10 Correlation Analysis
For illustration, we are going to Boston Housing price data. You can find the description in the link below.
> url = "https://archive.ics.uci.edu/ml/machine-learning-databases/housing/housing.data"
> housing = read.table(url)
How many variables and rows are there?
506 observations and 14 variables.
Set user friendly names to the columns
> colnames(housing) = c("CRIM", "ZN", "INDUS", "CHAS", "NOX", "RM", "AGE" ,"DIS", "RAD", "TAX", "PTRATIO", "B", "LSTAT", "MEDV")
Find correlation among the variables
Reduce decimal places in the correlation matrix
> round(cor(housing), 2)
Find answers to the following questions
- Which variables are correlated with MEDV having absolute value of correlation coefficient > 0.5?

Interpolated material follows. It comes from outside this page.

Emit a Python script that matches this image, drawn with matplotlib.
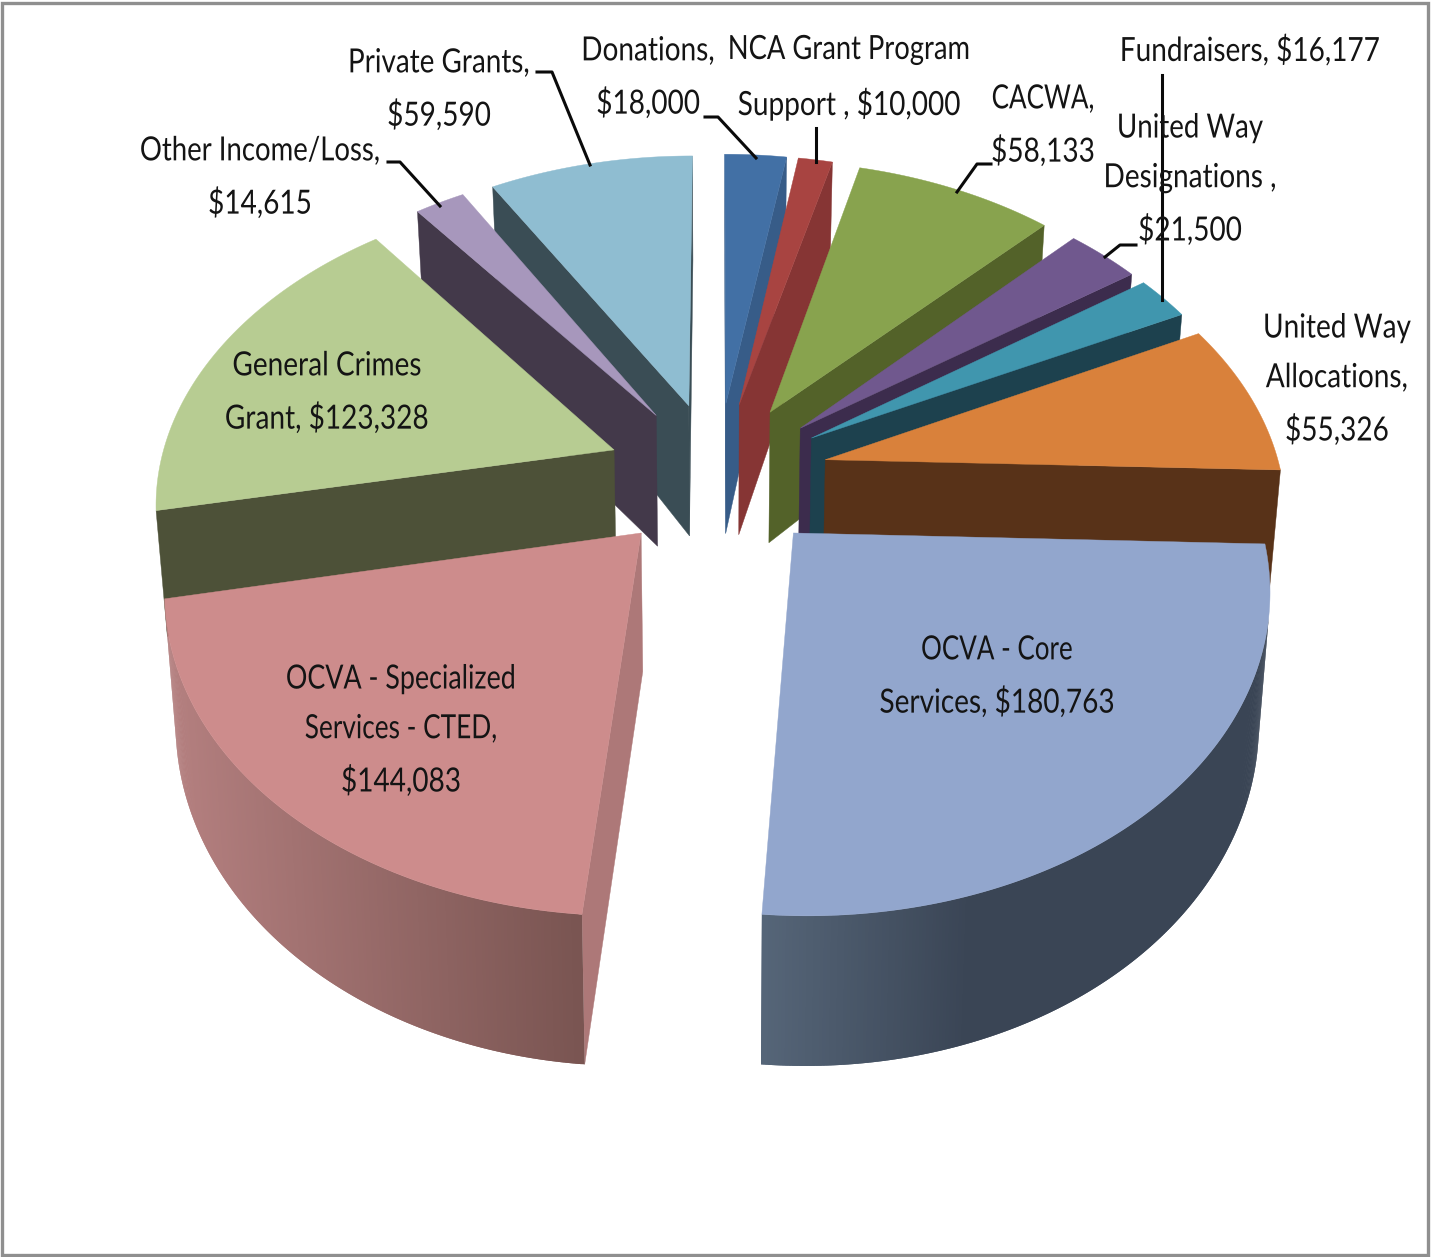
import numpy as np, matplotlib
matplotlib.use('Agg')
import matplotlib.pyplot as plt
from matplotlib.colors import to_rgb
from matplotlib.patches import Polygon, Rectangle
from matplotlib.patheffects import AbstractPathEffect
from matplotlib.transforms import Affine2D

# ---- data ----
categories = ['Donations', 'NCA Grant Program Support', 'CACWA', 'United Way Designations',
              'Fundraisers', 'United Way Allocations', 'OCVA - Core Services',
              'OCVA - Specialized Services - CTED', 'General Crimes Grant',
              'Other Income/Loss', 'Private Grants']
values = [18000, 10000, 58133, 21500, 16177, 55326, 180763, 144083, 123328, 14615, 59590]
label_texts = ['Donations,\n$18,000', 'NCA Grant Program\nSupport , $10,000', 'CACWA,\n$58,133',
               'United Way\nDesignations ,\n$21,500', 'Fundraisers, $16,177',
               'United Way\nAllocations,\n$55,326', 'OCVA - Core\nServices, $180,763',
               'OCVA - Specialized\nServices - CTED,\n$144,083', 'General Crimes\nGrant, $123,328',
               'Other Income/Loss,\n$14,615', 'Private Grants,\n$59,590']
top_colors = ['#4270a5', '#a84441', '#88a34e', '#70588e', '#4096ae', '#d9813b',
              '#92a6cd', '#cd8c8c', '#b7cc92', '#a797bc', '#8fbdd1']
wall_colors = ['#375c88', '#863534', '#536229', '#3c2c4d', '#1d414e', '#583218',
               '#3a4555', '#ad7878', '#4d5138', '#43394a', '#3a4d55']

# ---- layout of labels and leaders (pixels) ----
label_pos = [(648, 78), (849, 78), (1043, 126), (1190, 180), (1250, 51), (1337, 380),
             (997, 677), (401, 731), (327, 393), (260, 178), (439, 90)]
line_squeeze = [[.84, .84], [.82, .84], [.78, .84], [.83, .84, .84], [.84], [.84, .84, .84],
                [.78, .84], [.805, .787, .84], [.84, .84], [.826, .84], [.835, .84]]
leaders = [[(388, 162), (400, 162), (440, 206)], [(537, 72), (552, 72), (590, 165)],
           [(705, 117), (718, 117), (756, 158)], [(816, 128), (816, 162)],
           [(991, 164), (977, 164), (957, 192)], [(1136, 245), (1120, 245), (1105, 257)],
           [(1162, 75), (1162, 300)]]

# ---- perspective camera of the 3-D pie ----
CX, CY, FX, FY, DIST, PHI, THICK, EXPLODE = 717.23, 475.51, 3044.92, 67088.37, 6.6752, 0.0305, 0.0123, 0.2442
TAPER = 0.02
APEX_DEPTH = 1.09

v = np.array(values, float)
edges = np.concatenate([[0], np.cumsum(v)]) / v.sum() * 2 * np.pi


def project(X, Y, b):
    Z = -THICK * b
    z = DIST + Y * np.cos(PHI) - Z * np.sin(PHI)
    return (CX + FX * X / z * (1 - TAPER * b),
            CY - FY * (Y * np.sin(PHI) + Z * np.cos(PHI)) / z)


def mix(a, b, t):
    a, b = np.array(to_rgb(a)), np.array(to_rgb(b))
    return tuple(a + (b - a) * float(np.clip(t, 0, 1)))


def shoelace(q):
    q = np.asarray(q)
    x, y = q[:, 0], q[:, 1]
    return np.sum(x * np.roll(y, -1) - np.roll(x, -1) * y)


class Squeeze(AbstractPathEffect):
    """Narrow each text line horizontally about a fixed display x."""
    def __init__(self, cx, factors):
        super().__init__()
        self.cx, self.factors, self.n = cx, factors, 0

    def draw_path(self, renderer, gc, tpath, affine, rgbFace=None):
        sx = self.factors[self.n % len(self.factors)]
        self.n += 1
        a = affine + Affine2D().translate(-self.cx, 0).scale(sx, 1).translate(self.cx, 0)
        renderer.draw_path(gc, tpath, a, rgbFace)


fig = plt.figure(figsize=(14.32, 12.57), dpi=100)
ax = fig.add_axes([0, 0, 1, 1])
ax.set_xlim(0, 1432)
ax.set_ylim(1257, 0)
ax.axis('off')
ax.add_patch(Rectangle((2, 3), 1426, 1252, fill=False, ec='#8f8f8f', lw=2.4, zorder=0))


def wall_shade(i, px):
    """Shade of the curved wall, a left-to-right gradient on the page."""
    if categories[i].endswith('CTED'):
        return mix('#b58080', '#7a5552', (px - 175) / (583 - 175))
    if categories[i].endswith('Core Services'):
        return mix('#566679', '#3a4555', (px - 763) / (970 - 763))
    return wall_colors[i]


order = sorted(range(len(v)), key=lambda i: -np.cos((edges[i] + edges[i + 1]) / 2))
z = 2
for i in order:
    mid = (edges[i] + edges[i + 1]) / 2
    ox, oy = EXPLODE * np.sin(mid), EXPLODE * np.cos(mid)
    th = np.linspace(edges[i], edges[i + 1], max(3, int((edges[i + 1] - edges[i]) * 160)))
    X = ox + np.sin(th)
    Y = oy + np.cos(th)
    atop = project(ox, oy, 0)
    abot = project(ox, oy, APEX_DEPTH)
    top = np.column_stack(project(X, Y, 0))
    bot = np.column_stack(project(X, Y, 1))
    for a, b, c, d in [(atop, top[0], bot[0], abot), (top[-1], atop, abot, bot[-1])]:
        q = [a, b, c, d]
        if shoelace(q) < 0:
            ax.add_patch(Polygon(q, closed=True, fc=wall_colors[i], ec=wall_colors[i], lw=0.3, zorder=z))
    n = len(th)
    vis = [k for k in range(n - 1) if shoelace([top[k], top[k + 1], bot[k + 1], bot[k]]) < 0]
    # painted from the arc's end backwards so each strip overlaps the seam of its neighbour
    for k in sorted(vis, reverse=True):
        j = min(k + 2, n - 1)
        q = np.vstack([top[k:j + 1], bot[k:j + 1][::-1]])
        ax.add_patch(Polygon(q, closed=True, fc=wall_shade(i, bot[k, 0]), ec='none', zorder=z))
    ax.add_patch(Polygon(np.vstack([atop, top]), closed=True, fc=top_colors[i],
                         ec=top_colors[i], lw=0.3, zorder=z + 0.5))
    z += 1

for pts in leaders:
    xs, ys = zip(*pts)
    ax.plot(xs, ys, color='#0a0a0a', lw=2.2, solid_joinstyle='round', zorder=50)

for (x, y), s, f in zip(label_pos, label_texts, line_squeeze):
    t = ax.text(x, y, s, family='Lato', fontsize=24, color='#141414', ha='center', va='center',
                multialignment='center', linespacing=1.82, zorder=60)
    dx = ax.transData.transform((x, y))[0]
    t.set_path_effects([Squeeze(dx, f)])

fig.savefig('out.png', dpi=100)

- Which variables are positively correlated with MEDV and which are negatively correlated?
- Which variables are strongly correlated (absolutely correlation coefficient is close to 0.80)?
Find confidence interval for a pair of variables
$ cor.test(housing$MEDV, housing$LSTAT)
Find statistical significance for the variables. For that you can use Hmisc package.
p-values are confidence score of the correlation. Hypothesis tests use p-value to weigh the strength of the evidence (what the data are telling you about the population). It is number between 0 to 1. Interpretation is like this:
- A small p value (< 0.05) indicates strong evidence against null hypothesis, so you reject it.
- A large p-value (> 0.05) indicates weak evidence against the null hypothesis, so you cannot reject it.
- Marginal (p = 0.05) non conclusive.
Exercise: find correlation based on Swiss fertility dataset.